» **Problem to solve**:
Restate each line word for word. Leave out every picture.

» **Data extract**:
━━━━━━━━━━━━━━━━

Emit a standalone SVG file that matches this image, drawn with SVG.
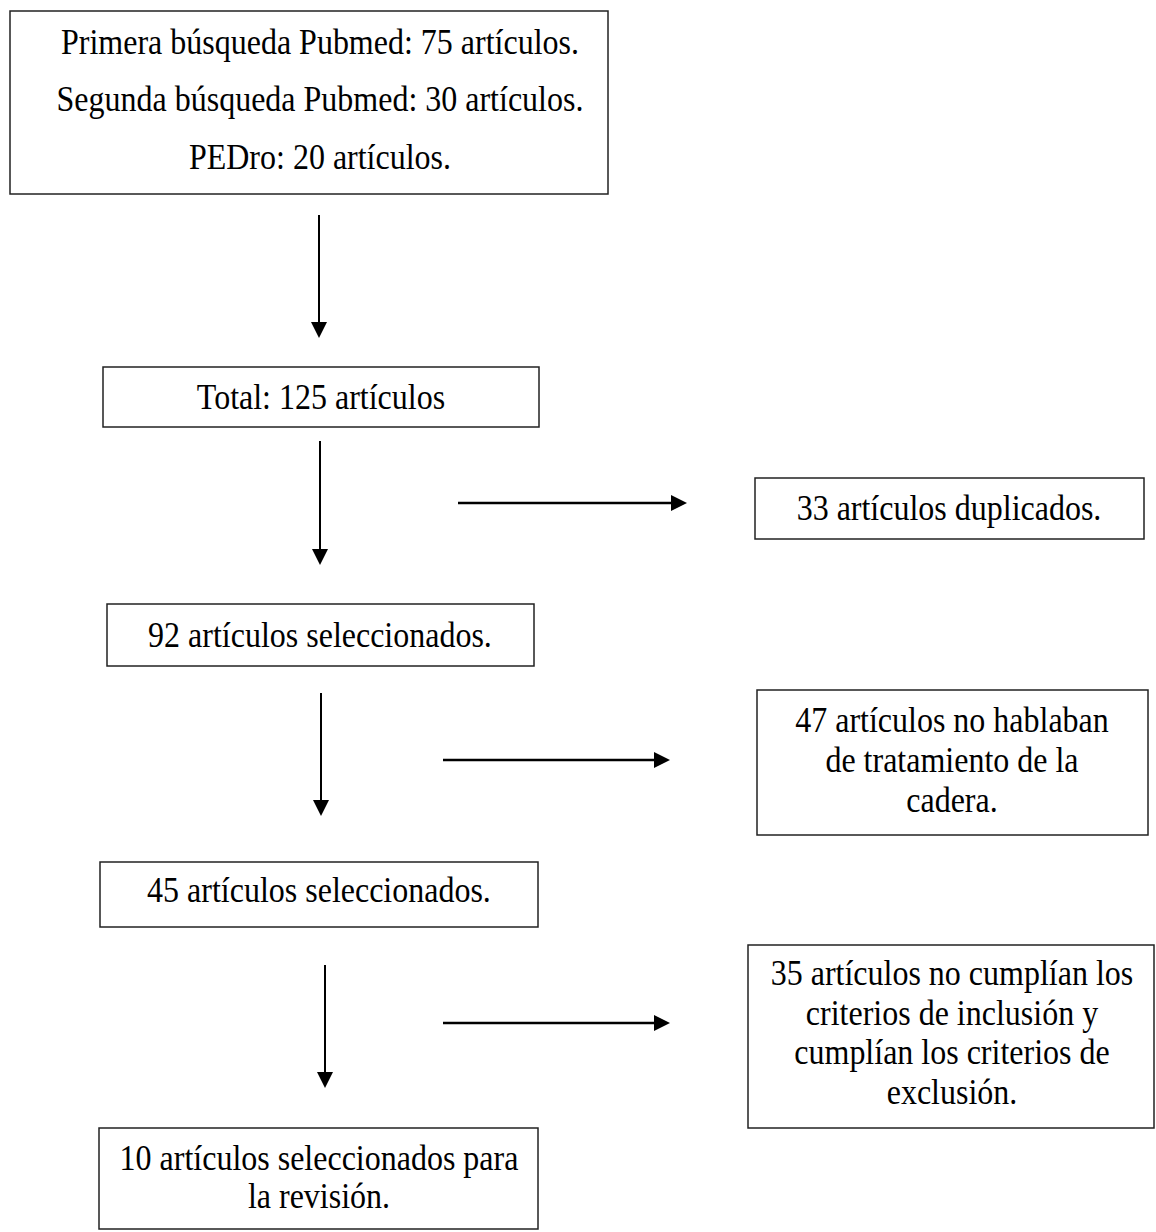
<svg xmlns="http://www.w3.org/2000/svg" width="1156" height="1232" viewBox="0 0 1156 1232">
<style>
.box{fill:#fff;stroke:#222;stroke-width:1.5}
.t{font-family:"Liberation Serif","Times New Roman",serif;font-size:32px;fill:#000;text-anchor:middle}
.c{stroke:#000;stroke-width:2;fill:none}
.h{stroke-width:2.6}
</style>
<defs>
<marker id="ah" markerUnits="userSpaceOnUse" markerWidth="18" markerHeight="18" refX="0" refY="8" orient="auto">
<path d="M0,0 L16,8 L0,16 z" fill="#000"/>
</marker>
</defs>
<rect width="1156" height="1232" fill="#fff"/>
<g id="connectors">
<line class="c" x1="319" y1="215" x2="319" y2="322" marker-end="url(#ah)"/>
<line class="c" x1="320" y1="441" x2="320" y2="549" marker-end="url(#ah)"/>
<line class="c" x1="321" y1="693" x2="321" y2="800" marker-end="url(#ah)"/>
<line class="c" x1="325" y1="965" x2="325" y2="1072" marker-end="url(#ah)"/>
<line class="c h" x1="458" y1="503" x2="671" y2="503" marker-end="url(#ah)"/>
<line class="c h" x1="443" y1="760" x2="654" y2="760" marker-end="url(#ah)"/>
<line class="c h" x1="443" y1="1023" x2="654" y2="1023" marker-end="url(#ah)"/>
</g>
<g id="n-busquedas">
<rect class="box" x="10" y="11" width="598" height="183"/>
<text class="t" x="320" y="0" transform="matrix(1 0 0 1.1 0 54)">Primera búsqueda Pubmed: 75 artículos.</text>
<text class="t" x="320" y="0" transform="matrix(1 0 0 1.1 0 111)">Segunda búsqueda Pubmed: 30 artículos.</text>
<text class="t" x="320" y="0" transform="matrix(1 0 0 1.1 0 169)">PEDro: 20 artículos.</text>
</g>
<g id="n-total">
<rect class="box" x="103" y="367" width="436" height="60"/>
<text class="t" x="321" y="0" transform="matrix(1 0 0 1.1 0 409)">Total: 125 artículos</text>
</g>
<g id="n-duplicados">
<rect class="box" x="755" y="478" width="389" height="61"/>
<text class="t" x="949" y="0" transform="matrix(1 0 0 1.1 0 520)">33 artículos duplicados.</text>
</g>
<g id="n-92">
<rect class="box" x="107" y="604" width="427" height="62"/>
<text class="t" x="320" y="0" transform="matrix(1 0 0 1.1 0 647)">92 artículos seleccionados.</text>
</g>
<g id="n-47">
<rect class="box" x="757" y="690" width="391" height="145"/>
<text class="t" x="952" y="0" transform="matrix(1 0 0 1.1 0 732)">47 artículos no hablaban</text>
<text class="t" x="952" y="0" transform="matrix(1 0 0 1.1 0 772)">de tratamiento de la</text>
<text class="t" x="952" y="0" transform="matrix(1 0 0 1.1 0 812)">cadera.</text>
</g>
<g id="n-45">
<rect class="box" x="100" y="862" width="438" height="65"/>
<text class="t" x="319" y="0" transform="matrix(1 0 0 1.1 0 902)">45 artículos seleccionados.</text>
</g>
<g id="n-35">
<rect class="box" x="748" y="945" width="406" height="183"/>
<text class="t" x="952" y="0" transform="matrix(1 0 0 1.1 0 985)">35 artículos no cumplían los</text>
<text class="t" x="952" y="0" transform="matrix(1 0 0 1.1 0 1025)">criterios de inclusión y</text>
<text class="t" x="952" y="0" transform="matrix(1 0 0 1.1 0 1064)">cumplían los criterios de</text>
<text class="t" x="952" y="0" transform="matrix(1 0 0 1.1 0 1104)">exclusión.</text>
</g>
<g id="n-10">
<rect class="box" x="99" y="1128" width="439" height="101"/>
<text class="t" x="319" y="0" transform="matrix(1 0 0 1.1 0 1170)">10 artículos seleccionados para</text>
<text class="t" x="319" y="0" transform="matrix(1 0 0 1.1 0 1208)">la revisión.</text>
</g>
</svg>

━━━━━━━━━━━━━━━━

» **Written answer**:
Emit a standalone SVG file that matches this image, drawn with SVG.
<svg xmlns="http://www.w3.org/2000/svg" width="1156" height="1232" viewBox="0 0 1156 1232">
<style>
.box{fill:#fff;stroke:#222;stroke-width:1.5}
.t{font-family:"Liberation Serif","Times New Roman",serif;font-size:32px;fill:#000;text-anchor:middle}
.c{stroke:#000;stroke-width:2;fill:none}
.h{stroke-width:2.6}
</style>
<defs>
<marker id="ah" markerUnits="userSpaceOnUse" markerWidth="18" markerHeight="18" refX="0" refY="8" orient="auto">
<path d="M0,0 L16,8 L0,16 z" fill="#000"/>
</marker>
</defs>
<rect width="1156" height="1232" fill="#fff"/>
<g id="connectors">
<line class="c" x1="319" y1="215" x2="319" y2="322" marker-end="url(#ah)"/>
<line class="c" x1="320" y1="441" x2="320" y2="549" marker-end="url(#ah)"/>
<line class="c" x1="321" y1="693" x2="321" y2="800" marker-end="url(#ah)"/>
<line class="c" x1="325" y1="965" x2="325" y2="1072" marker-end="url(#ah)"/>
<line class="c h" x1="458" y1="503" x2="671" y2="503" marker-end="url(#ah)"/>
<line class="c h" x1="443" y1="760" x2="654" y2="760" marker-end="url(#ah)"/>
<line class="c h" x1="443" y1="1023" x2="654" y2="1023" marker-end="url(#ah)"/>
</g>
<g id="n-busquedas">
<rect class="box" x="10" y="11" width="598" height="183"/>
<text class="t" x="320" y="0" transform="matrix(1 0 0 1.1 0 54)">Primera búsqueda Pubmed: 75 artículos.</text>
<text class="t" x="320" y="0" transform="matrix(1 0 0 1.1 0 111)">Segunda búsqueda Pubmed: 30 artículos.</text>
<text class="t" x="320" y="0" transform="matrix(1 0 0 1.1 0 169)">PEDro: 20 artículos.</text>
</g>
<g id="n-total">
<rect class="box" x="103" y="367" width="436" height="60"/>
<text class="t" x="321" y="0" transform="matrix(1 0 0 1.1 0 409)">Total: 125 artículos</text>
</g>
<g id="n-duplicados">
<rect class="box" x="755" y="478" width="389" height="61"/>
<text class="t" x="949" y="0" transform="matrix(1 0 0 1.1 0 520)">33 artículos duplicados.</text>
</g>
<g id="n-92">
<rect class="box" x="107" y="604" width="427" height="62"/>
<text class="t" x="320" y="0" transform="matrix(1 0 0 1.1 0 647)">92 artículos seleccionados.</text>
</g>
<g id="n-47">
<rect class="box" x="757" y="690" width="391" height="145"/>
<text class="t" x="952" y="0" transform="matrix(1 0 0 1.1 0 732)">47 artículos no hablaban</text>
<text class="t" x="952" y="0" transform="matrix(1 0 0 1.1 0 772)">de tratamiento de la</text>
<text class="t" x="952" y="0" transform="matrix(1 0 0 1.1 0 812)">cadera.</text>
</g>
<g id="n-45">
<rect class="box" x="100" y="862" width="438" height="65"/>
<text class="t" x="319" y="0" transform="matrix(1 0 0 1.1 0 902)">45 artículos seleccionados.</text>
</g>
<g id="n-35">
<rect class="box" x="748" y="945" width="406" height="183"/>
<text class="t" x="952" y="0" transform="matrix(1 0 0 1.1 0 985)">35 artículos no cumplían los</text>
<text class="t" x="952" y="0" transform="matrix(1 0 0 1.1 0 1025)">criterios de inclusión y</text>
<text class="t" x="952" y="0" transform="matrix(1 0 0 1.1 0 1064)">cumplían los criterios de</text>
<text class="t" x="952" y="0" transform="matrix(1 0 0 1.1 0 1104)">exclusión.</text>
</g>
<g id="n-10">
<rect class="box" x="99" y="1128" width="439" height="101"/>
<text class="t" x="319" y="0" transform="matrix(1 0 0 1.1 0 1170)">10 artículos seleccionados para</text>
<text class="t" x="319" y="0" transform="matrix(1 0 0 1.1 0 1208)">la revisión.</text>
</g>
</svg>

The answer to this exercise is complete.